Ang Lee's latest film Lust, Caution will not be in the running for next year's best foreign language film Oscar because it broke the entry rules.
Lee won an Oscar for Brokeback Mountain in 2006
Officials rejected the award-winning film because some of the key crew members were not local, said Taiwanese official Chen Chun-Jer.
Oscar spokeswoman Teni Melidonian said too few Taiwanese workers were involved in the production.
A record 63 countries have submitted films in the foreign language category.
"We and Ang Lee are disappointed... this movie was also popular in Taiwan," said Chen Chun-Jer, acting director of the Taiwanese government's film department.

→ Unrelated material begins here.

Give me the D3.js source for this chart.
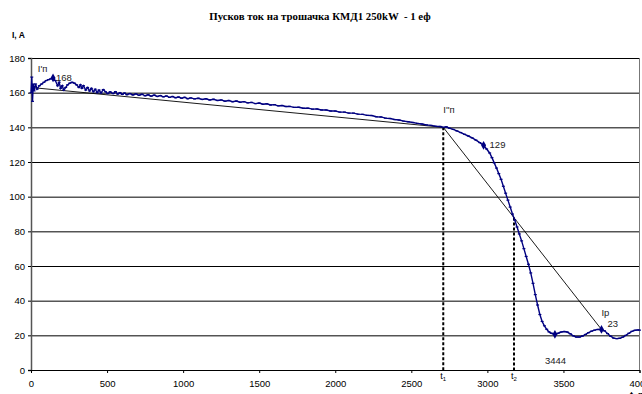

Stanley Hung, secretary-general of Taiwan's Motion Picture and Drama Association, said the group had appealed the rejection of Lust, Caution but had not heard back yet.
The movie was given a restrictive NC-17 rating in the US. Sex scenes were also cut for audiences in China, according to Screen Daily.
The film, based on a novella by Eileen Chang, follows a Chinese woman in Japanese-occupied Shanghai during World War II, who finds herself in the centre of a plot to seduce and kill a married enemy collaborator.
It won the prestigious Golden Lion award at this year's Venice film festival.
Lee previously won the best director Oscar for Brokeback Mountain in 2006.
This year's Foreign Oscar entries include Poland's Katyn, directed by Andrzej Wajda and Yin Li's The Knot for China.